## Given problem
How many lines of the data hold the word "with"? State the number and nothing else.
───── Input rows ─────
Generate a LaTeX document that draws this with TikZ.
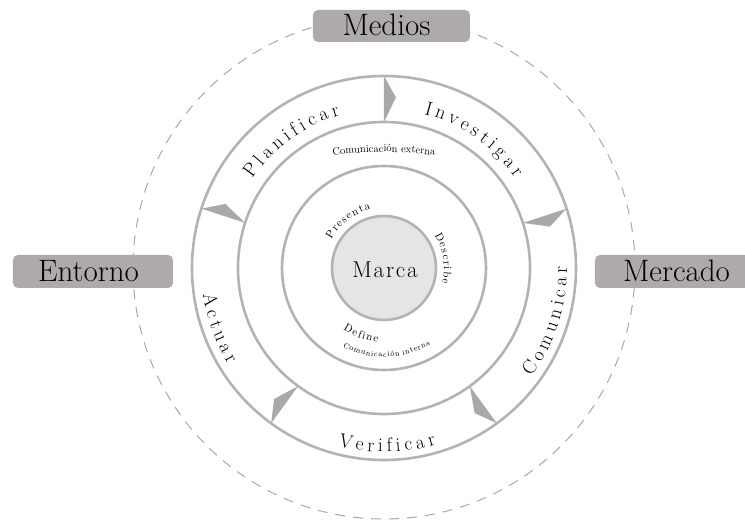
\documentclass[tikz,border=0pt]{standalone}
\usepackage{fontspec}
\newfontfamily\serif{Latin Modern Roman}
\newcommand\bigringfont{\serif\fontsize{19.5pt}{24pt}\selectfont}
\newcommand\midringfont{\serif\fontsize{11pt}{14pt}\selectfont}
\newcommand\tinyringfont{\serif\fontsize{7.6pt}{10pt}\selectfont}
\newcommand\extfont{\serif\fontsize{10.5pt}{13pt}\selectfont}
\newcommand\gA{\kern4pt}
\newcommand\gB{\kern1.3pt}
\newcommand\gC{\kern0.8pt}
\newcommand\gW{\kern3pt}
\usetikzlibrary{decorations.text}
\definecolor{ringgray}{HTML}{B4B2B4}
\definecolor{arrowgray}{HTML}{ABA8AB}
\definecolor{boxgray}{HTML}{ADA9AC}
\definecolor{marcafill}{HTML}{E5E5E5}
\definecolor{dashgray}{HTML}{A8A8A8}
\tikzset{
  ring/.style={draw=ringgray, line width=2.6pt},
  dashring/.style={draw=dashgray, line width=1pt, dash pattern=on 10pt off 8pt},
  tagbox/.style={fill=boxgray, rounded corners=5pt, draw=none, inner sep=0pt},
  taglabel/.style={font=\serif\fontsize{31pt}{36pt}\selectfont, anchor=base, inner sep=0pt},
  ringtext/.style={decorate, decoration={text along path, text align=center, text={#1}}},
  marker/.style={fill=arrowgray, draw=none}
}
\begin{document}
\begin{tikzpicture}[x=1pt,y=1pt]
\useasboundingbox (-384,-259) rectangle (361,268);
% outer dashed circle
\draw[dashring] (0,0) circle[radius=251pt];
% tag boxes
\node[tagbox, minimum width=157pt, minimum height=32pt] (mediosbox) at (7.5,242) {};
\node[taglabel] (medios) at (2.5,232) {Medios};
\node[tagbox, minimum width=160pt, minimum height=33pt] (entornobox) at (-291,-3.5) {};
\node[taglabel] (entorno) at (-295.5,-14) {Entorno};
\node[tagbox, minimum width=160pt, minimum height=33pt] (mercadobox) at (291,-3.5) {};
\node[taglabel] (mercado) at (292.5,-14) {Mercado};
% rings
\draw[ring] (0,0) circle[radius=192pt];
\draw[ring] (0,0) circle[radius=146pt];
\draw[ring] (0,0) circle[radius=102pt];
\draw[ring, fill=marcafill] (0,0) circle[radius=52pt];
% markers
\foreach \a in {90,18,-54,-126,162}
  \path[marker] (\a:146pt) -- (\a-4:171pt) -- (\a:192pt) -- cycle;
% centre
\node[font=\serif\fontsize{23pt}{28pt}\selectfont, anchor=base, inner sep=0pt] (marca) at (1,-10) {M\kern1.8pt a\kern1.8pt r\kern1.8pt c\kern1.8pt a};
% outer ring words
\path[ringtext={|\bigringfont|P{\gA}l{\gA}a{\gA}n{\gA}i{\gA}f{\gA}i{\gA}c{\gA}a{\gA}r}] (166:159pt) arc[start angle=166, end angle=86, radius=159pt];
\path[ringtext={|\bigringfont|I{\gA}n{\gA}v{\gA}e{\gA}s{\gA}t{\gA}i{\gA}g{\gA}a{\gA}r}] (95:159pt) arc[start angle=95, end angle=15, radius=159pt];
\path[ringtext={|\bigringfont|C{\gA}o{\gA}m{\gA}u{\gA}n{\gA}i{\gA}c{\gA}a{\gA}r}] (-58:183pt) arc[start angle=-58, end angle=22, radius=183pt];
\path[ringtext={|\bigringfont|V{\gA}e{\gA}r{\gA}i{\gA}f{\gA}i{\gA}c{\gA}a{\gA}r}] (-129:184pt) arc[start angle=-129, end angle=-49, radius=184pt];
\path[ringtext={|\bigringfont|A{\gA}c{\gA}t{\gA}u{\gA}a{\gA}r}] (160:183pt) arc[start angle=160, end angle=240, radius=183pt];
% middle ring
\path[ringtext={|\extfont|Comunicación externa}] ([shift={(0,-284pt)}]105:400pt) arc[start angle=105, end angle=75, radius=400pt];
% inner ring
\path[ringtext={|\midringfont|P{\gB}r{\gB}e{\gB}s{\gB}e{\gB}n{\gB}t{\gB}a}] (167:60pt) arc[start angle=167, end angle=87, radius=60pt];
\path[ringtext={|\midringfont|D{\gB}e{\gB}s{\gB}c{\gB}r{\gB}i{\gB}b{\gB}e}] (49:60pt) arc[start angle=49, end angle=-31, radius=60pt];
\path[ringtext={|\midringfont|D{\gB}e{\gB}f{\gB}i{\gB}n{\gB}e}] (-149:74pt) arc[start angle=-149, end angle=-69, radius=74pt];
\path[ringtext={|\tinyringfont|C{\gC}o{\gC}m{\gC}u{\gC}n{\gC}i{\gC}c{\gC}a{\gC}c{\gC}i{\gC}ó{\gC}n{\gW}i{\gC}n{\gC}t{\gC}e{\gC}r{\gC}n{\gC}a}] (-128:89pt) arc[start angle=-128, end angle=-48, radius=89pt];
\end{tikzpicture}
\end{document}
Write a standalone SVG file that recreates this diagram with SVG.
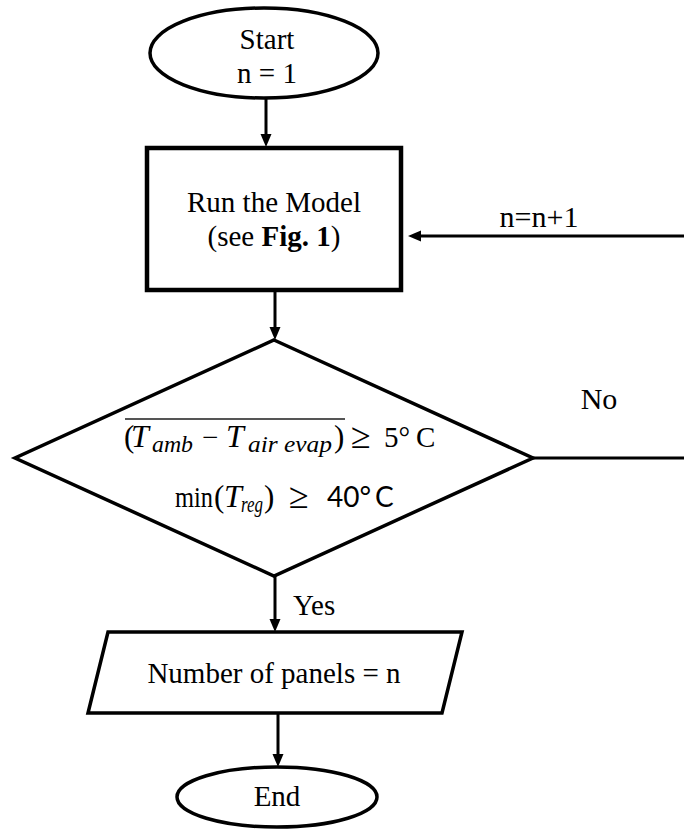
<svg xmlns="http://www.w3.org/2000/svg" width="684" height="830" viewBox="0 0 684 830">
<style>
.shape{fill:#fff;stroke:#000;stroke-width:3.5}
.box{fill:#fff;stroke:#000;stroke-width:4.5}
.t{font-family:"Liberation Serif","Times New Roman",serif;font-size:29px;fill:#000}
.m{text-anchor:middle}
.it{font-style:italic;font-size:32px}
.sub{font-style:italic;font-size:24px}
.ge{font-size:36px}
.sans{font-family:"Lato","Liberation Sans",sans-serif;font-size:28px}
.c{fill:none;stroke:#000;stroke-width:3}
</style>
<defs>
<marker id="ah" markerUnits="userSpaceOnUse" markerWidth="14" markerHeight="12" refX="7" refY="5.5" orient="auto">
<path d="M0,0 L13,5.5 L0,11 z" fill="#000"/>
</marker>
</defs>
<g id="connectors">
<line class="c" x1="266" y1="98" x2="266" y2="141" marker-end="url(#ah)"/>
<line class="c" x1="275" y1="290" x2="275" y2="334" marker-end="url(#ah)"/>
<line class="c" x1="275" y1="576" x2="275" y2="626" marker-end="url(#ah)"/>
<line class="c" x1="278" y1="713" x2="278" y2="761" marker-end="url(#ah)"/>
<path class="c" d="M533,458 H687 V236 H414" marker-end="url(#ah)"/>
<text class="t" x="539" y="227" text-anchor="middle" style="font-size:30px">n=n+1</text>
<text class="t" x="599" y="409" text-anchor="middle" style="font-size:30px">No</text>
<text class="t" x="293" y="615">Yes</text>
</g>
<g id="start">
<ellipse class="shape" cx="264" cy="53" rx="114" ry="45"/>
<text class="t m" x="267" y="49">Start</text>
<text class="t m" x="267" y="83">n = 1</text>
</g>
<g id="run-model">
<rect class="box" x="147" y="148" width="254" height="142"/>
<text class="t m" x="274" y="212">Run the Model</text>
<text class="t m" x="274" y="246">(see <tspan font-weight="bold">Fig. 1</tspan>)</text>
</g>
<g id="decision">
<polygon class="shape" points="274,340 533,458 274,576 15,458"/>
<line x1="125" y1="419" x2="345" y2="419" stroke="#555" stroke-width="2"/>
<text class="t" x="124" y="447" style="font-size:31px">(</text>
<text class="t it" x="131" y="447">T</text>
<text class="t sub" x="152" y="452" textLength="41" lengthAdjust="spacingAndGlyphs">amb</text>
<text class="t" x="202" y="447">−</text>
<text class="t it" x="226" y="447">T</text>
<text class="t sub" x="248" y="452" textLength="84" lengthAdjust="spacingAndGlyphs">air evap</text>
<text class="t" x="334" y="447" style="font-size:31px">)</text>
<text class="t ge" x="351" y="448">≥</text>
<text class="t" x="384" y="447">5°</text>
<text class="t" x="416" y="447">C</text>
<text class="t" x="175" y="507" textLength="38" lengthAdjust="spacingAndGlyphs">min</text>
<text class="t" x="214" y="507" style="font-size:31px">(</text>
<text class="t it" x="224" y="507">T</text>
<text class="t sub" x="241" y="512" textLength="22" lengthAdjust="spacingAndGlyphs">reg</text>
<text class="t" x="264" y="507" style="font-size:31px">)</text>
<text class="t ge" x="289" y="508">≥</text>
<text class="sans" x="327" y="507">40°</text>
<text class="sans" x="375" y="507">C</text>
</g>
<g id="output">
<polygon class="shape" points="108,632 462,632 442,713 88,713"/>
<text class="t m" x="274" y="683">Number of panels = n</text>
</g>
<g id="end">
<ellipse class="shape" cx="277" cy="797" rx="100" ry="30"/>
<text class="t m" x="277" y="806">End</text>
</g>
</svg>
─────
## Full answer
2